_TASK DIRECTIONS_. From the entries below, please gather each line containing the string "that".

━━ EXCERPTED DATA

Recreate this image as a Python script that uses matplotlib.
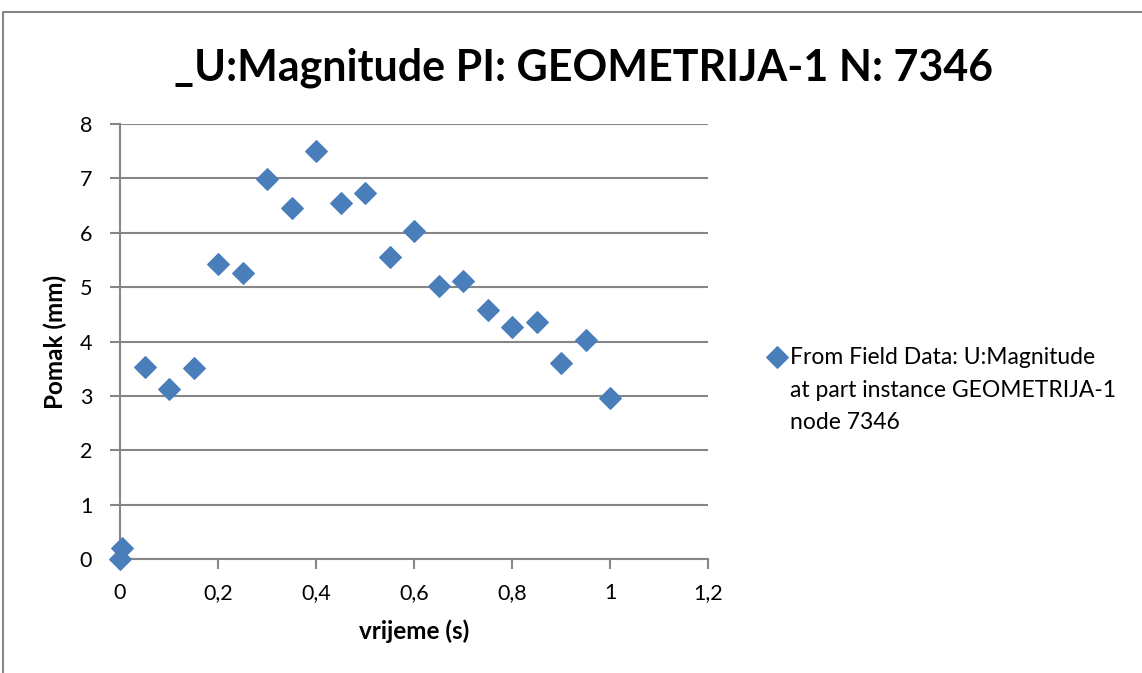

━━━━
━━ EXCERPTED DATA

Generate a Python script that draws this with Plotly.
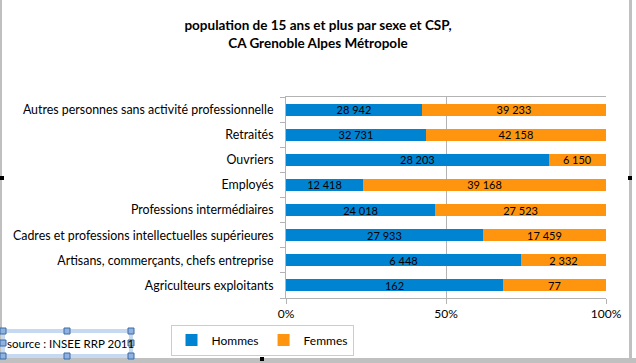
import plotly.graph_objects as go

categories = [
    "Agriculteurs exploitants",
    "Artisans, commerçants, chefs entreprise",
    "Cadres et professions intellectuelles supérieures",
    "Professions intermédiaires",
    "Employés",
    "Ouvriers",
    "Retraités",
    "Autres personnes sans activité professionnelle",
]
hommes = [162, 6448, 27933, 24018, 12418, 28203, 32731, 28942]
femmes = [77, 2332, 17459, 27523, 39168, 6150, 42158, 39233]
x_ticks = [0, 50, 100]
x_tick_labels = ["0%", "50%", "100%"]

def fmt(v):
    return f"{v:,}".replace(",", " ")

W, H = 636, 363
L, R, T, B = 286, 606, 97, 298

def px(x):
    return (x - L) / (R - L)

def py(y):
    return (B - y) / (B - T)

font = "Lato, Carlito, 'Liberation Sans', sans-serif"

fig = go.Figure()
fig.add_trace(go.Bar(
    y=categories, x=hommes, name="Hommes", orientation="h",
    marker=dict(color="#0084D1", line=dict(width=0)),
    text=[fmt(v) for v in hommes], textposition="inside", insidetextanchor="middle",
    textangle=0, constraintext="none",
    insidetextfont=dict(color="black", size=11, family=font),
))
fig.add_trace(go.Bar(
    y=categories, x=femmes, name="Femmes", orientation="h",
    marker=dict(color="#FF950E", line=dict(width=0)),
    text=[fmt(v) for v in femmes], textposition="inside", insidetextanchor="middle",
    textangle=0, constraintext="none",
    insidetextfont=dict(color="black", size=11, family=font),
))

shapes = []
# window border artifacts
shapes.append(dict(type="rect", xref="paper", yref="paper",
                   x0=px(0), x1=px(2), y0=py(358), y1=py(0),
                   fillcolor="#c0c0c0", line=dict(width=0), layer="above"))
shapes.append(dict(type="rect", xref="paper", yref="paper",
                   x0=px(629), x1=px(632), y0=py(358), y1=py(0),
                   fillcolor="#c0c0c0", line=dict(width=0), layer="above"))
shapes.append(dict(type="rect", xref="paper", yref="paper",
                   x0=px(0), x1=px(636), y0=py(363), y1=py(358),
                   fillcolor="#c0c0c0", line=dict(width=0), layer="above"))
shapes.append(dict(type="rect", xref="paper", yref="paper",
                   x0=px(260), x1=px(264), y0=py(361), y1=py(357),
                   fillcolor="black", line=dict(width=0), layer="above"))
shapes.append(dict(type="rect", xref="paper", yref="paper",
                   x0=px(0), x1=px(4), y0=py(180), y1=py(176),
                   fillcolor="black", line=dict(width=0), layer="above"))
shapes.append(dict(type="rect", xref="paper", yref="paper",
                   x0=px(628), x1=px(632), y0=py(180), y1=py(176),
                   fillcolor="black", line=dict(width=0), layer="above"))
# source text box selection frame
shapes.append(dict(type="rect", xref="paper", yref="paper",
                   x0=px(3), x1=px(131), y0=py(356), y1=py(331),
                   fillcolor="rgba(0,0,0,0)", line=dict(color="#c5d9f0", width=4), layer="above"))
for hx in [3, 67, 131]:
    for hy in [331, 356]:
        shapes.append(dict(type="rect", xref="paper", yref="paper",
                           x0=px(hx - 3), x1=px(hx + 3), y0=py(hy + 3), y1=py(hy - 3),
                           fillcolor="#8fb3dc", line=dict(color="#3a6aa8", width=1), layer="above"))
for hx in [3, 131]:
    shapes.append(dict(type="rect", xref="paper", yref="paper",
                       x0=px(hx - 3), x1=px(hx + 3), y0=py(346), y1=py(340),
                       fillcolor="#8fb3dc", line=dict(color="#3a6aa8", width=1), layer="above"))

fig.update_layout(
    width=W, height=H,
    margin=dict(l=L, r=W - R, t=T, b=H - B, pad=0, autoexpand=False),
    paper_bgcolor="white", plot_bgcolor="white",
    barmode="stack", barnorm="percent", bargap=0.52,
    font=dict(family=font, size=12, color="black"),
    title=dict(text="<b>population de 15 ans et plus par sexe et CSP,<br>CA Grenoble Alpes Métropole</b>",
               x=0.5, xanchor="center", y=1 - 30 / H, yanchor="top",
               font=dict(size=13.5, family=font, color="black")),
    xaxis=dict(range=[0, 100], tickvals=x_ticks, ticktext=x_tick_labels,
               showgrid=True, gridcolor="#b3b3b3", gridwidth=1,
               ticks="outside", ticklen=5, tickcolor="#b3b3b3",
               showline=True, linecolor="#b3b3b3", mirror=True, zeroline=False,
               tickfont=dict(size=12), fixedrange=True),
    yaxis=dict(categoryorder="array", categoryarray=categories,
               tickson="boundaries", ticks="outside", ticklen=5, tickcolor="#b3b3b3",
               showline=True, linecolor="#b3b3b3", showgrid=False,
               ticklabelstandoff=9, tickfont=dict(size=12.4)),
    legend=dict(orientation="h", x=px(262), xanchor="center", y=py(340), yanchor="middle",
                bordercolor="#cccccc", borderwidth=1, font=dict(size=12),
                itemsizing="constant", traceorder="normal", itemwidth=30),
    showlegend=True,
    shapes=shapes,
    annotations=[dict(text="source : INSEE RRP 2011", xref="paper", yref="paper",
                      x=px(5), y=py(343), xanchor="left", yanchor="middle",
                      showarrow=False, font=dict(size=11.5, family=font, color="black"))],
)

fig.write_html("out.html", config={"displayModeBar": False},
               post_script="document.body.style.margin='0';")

━━━━

_EXPECTED OUTPUT_.
Recreate this image as a Python script that uses matplotlib.
Generate a Python script that draws this with Plotly.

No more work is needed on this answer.